Exercise objective
Exactly as written, quote every line that follows, skipping the images.

=-=-=-=-=

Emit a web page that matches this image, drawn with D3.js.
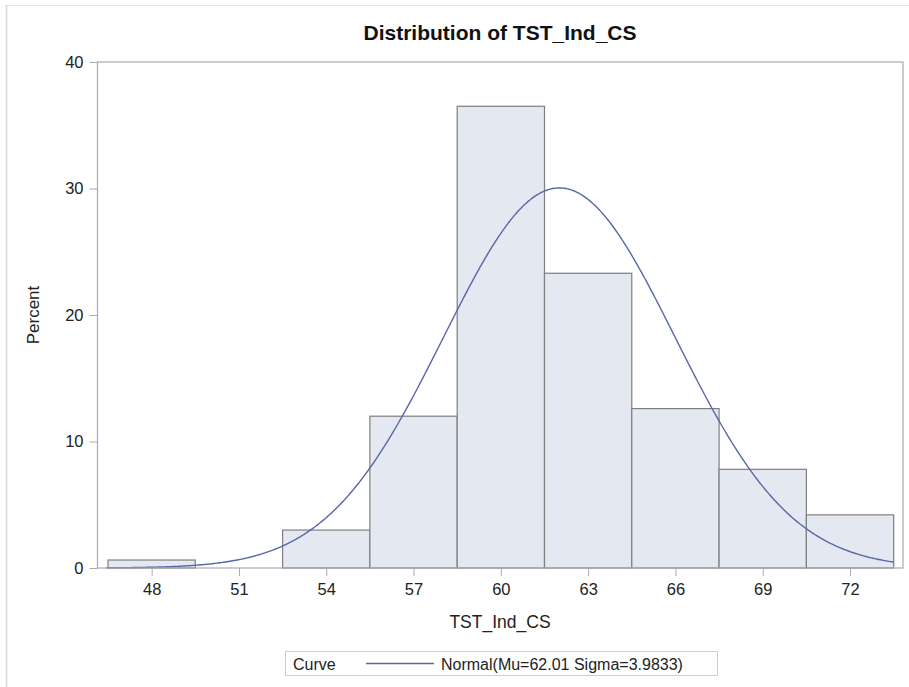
<!DOCTYPE html>
<html>
<head>
<meta charset="utf-8">
<script src="https://cdn.jsdelivr.net/npm/d3@7"></script>
<style>
  body { margin: 0; background: #fff; }
  text { font-family: "Liberation Sans", Arial, sans-serif; }
</style>
</head>
<body>
<svg id="chart"></svg>
<script>
// histogram data
const binMids = [48, 51, 54, 57, 60, 63, 66, 69, 72];
const percents = [0.63, 0, 3.0, 12.0, 36.5, 23.3, 12.6, 7.8, 4.2];
const xTicks = [48, 51, 54, 57, 60, 63, 66, 69, 72];
const yTicks = [0, 10, 20, 30, 40];
const MU = 62.01;
const SIGMA = 3.9833;
const BIN_WIDTH = 3;

const WIDTH = 909, HEIGHT = 687;
const frame = {left: 97.5, right: 903, top: 62, bottom: 568};

let svg = d3.select('#chart')
    .attr('width', WIDTH)
    .attr('height', HEIGHT);

// faint outer border (top and left only)
svg.append('line').attr('x1', 6).attr('x2', WIDTH).attr('y1', 5.5).attr('y2', 5.5)
    .style('stroke', '#e6e6e6').style('stroke-width', 1);
svg.append('line').attr('x1', 6.5).attr('x2', 6.5).attr('y1', 5).attr('y2', HEIGHT)
    .style('stroke', '#d8d8d8').style('stroke-width', 1.5);

const x = d3.scaleLinear()
    .domain([46.14, 73.82])
    .range([frame.left, frame.right]);

const y = d3.scaleLinear()
    .domain([0, 40])
    .range([frame.bottom, frame.top]);

// bars
svg.append('g')
    .selectAll('rect')
    .data(binMids)
    .enter()
    .append('rect')
    .attr('x', d => x(d - BIN_WIDTH / 2))
    .attr('width', d => x(d + BIN_WIDTH / 2) - x(d - BIN_WIDTH / 2))
    .attr('y', (d, i) => y(percents[i]))
    .attr('height', (d, i) => y(0) - y(percents[i]))
    .style('fill', '#e3e8f1')
    .style('stroke', (d, i) => percents[i] > 0 ? '#7f7f7f' : 'none')
    .style('stroke-width', 1.2);

// normal curve, scaled to percent per bin
let curvePts = d3.range(x.domain()[0] + 0.3, 73.5, 0.05).map(v => {
    let z = (v - MU) / SIGMA;
    return [v, 100 * BIN_WIDTH * Math.exp(-0.5 * z * z) / (SIGMA * Math.sqrt(2 * Math.PI))];
});
svg.append('path')
    .datum(curvePts)
    .attr('d', d3.line().x(d => x(d[0])).y(d => y(d[1])))
    .style('fill', 'none')
    .style('stroke', '#5767a8')
    .style('stroke-width', 1.4);

// plot frame
svg.append('rect')
    .attr('x', frame.left)
    .attr('y', frame.top)
    .attr('width', frame.right - frame.left)
    .attr('height', frame.bottom - frame.top)
    .style('fill', 'none')
    .style('stroke', '#a7abb0')
    .style('stroke-width', 1.2);

// axes
let yAxis = svg.append('g')
    .attr('transform', `translate(${frame.left},0)`)
    .call(d3.axisLeft(y).tickValues(yTicks).tickSize(8).tickPadding(6));
let xAxis = svg.append('g')
    .attr('transform', `translate(0,${frame.bottom})`)
    .call(d3.axisBottom(x).tickValues(xTicks).tickSize(8).tickPadding(7));
[xAxis, yAxis].forEach(a => {
    a.select('.domain').remove();
    a.selectAll('line').style('stroke', '#a7abb0');
    a.selectAll('text')
        .style('font-family', '"Liberation Sans", Arial, sans-serif')
        .style('font-size', '16.5px')
        .style('fill', '#222');
});

// title and labels
svg.append('text')
    .attr('x', 500)
    .attr('y', 40)
    .style('text-anchor', 'middle')
    .style('font-size', '21px')
    .style('font-weight', 'bold')
    .style('fill', '#111')
    .text('Distribution of TST_Ind_CS');

svg.append('text')
    .attr('x', 500)
    .attr('y', 628)
    .style('text-anchor', 'middle')
    .style('font-size', '17.5px')
    .style('fill', '#222')
    .text('TST_Ind_CS');

svg.append('text')
    .attr('transform', 'translate(39,315) rotate(-90)')
    .style('text-anchor', 'middle')
    .style('font-size', '17px')
    .style('fill', '#222')
    .text('Percent');

// legend
let legend = svg.append('g');
legend.append('rect')
    .attr('x', 285.5).attr('y', 651.5)
    .attr('width', 432).attr('height', 24)
    .style('fill', 'none')
    .style('stroke', '#cfcfcf');
legend.append('text')
    .attr('x', 293).attr('y', 669.5)
    .style('font-size', '16px')
    .style('fill', '#222')
    .text('Curve');
legend.append('line')
    .attr('x1', 366).attr('x2', 434).attr('y1', 663.5).attr('y2', 663.5)
    .style('stroke', '#5767a8').style('stroke-width', 1.4);
legend.append('text')
    .attr('x', 441).attr('y', 669.5)
    .style('font-size', '16px')
    .style('fill', '#222')
    .text(`Normal(Mu=${MU} Sigma=${SIGMA})`);
</script>
</body>
</html>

=-=-=-=-=

Result of this exercise
Emit a web page that matches this image, drawn with D3.js.
<!DOCTYPE html>
<html>
<head>
<meta charset="utf-8">
<script src="https://cdn.jsdelivr.net/npm/d3@7"></script>
<style>
  body { margin: 0; background: #fff; }
  text { font-family: "Liberation Sans", Arial, sans-serif; }
</style>
</head>
<body>
<svg id="chart"></svg>
<script>
// histogram data
const binMids = [48, 51, 54, 57, 60, 63, 66, 69, 72];
const percents = [0.63, 0, 3.0, 12.0, 36.5, 23.3, 12.6, 7.8, 4.2];
const xTicks = [48, 51, 54, 57, 60, 63, 66, 69, 72];
const yTicks = [0, 10, 20, 30, 40];
const MU = 62.01;
const SIGMA = 3.9833;
const BIN_WIDTH = 3;

const WIDTH = 909, HEIGHT = 687;
const frame = {left: 97.5, right: 903, top: 62, bottom: 568};

let svg = d3.select('#chart')
    .attr('width', WIDTH)
    .attr('height', HEIGHT);

// faint outer border (top and left only)
svg.append('line').attr('x1', 6).attr('x2', WIDTH).attr('y1', 5.5).attr('y2', 5.5)
    .style('stroke', '#e6e6e6').style('stroke-width', 1);
svg.append('line').attr('x1', 6.5).attr('x2', 6.5).attr('y1', 5).attr('y2', HEIGHT)
    .style('stroke', '#d8d8d8').style('stroke-width', 1.5);

const x = d3.scaleLinear()
    .domain([46.14, 73.82])
    .range([frame.left, frame.right]);

const y = d3.scaleLinear()
    .domain([0, 40])
    .range([frame.bottom, frame.top]);

// bars
svg.append('g')
    .selectAll('rect')
    .data(binMids)
    .enter()
    .append('rect')
    .attr('x', d => x(d - BIN_WIDTH / 2))
    .attr('width', d => x(d + BIN_WIDTH / 2) - x(d - BIN_WIDTH / 2))
    .attr('y', (d, i) => y(percents[i]))
    .attr('height', (d, i) => y(0) - y(percents[i]))
    .style('fill', '#e3e8f1')
    .style('stroke', (d, i) => percents[i] > 0 ? '#7f7f7f' : 'none')
    .style('stroke-width', 1.2);

// normal curve, scaled to percent per bin
let curvePts = d3.range(x.domain()[0] + 0.3, 73.5, 0.05).map(v => {
    let z = (v - MU) / SIGMA;
    return [v, 100 * BIN_WIDTH * Math.exp(-0.5 * z * z) / (SIGMA * Math.sqrt(2 * Math.PI))];
});
svg.append('path')
    .datum(curvePts)
    .attr('d', d3.line().x(d => x(d[0])).y(d => y(d[1])))
    .style('fill', 'none')
    .style('stroke', '#5767a8')
    .style('stroke-width', 1.4);

// plot frame
svg.append('rect')
    .attr('x', frame.left)
    .attr('y', frame.top)
    .attr('width', frame.right - frame.left)
    .attr('height', frame.bottom - frame.top)
    .style('fill', 'none')
    .style('stroke', '#a7abb0')
    .style('stroke-width', 1.2);

// axes
let yAxis = svg.append('g')
    .attr('transform', `translate(${frame.left},0)`)
    .call(d3.axisLeft(y).tickValues(yTicks).tickSize(8).tickPadding(6));
let xAxis = svg.append('g')
    .attr('transform', `translate(0,${frame.bottom})`)
    .call(d3.axisBottom(x).tickValues(xTicks).tickSize(8).tickPadding(7));
[xAxis, yAxis].forEach(a => {
    a.select('.domain').remove();
    a.selectAll('line').style('stroke', '#a7abb0');
    a.selectAll('text')
        .style('font-family', '"Liberation Sans", Arial, sans-serif')
        .style('font-size', '16.5px')
        .style('fill', '#222');
});

// title and labels
svg.append('text')
    .attr('x', 500)
    .attr('y', 40)
    .style('text-anchor', 'middle')
    .style('font-size', '21px')
    .style('font-weight', 'bold')
    .style('fill', '#111')
    .text('Distribution of TST_Ind_CS');

svg.append('text')
    .attr('x', 500)
    .attr('y', 628)
    .style('text-anchor', 'middle')
    .style('font-size', '17.5px')
    .style('fill', '#222')
    .text('TST_Ind_CS');

svg.append('text')
    .attr('transform', 'translate(39,315) rotate(-90)')
    .style('text-anchor', 'middle')
    .style('font-size', '17px')
    .style('fill', '#222')
    .text('Percent');

// legend
let legend = svg.append('g');
legend.append('rect')
    .attr('x', 285.5).attr('y', 651.5)
    .attr('width', 432).attr('height', 24)
    .style('fill', 'none')
    .style('stroke', '#cfcfcf');
legend.append('text')
    .attr('x', 293).attr('y', 669.5)
    .style('font-size', '16px')
    .style('fill', '#222')
    .text('Curve');
legend.append('line')
    .attr('x1', 366).attr('x2', 434).attr('y1', 663.5).attr('y2', 663.5)
    .style('stroke', '#5767a8').style('stroke-width', 1.4);
legend.append('text')
    .attr('x', 441).attr('y', 669.5)
    .style('font-size', '16px')
    .style('fill', '#222')
    .text(`Normal(Mu=${MU} Sigma=${SIGMA})`);
</script>
</body>
</html>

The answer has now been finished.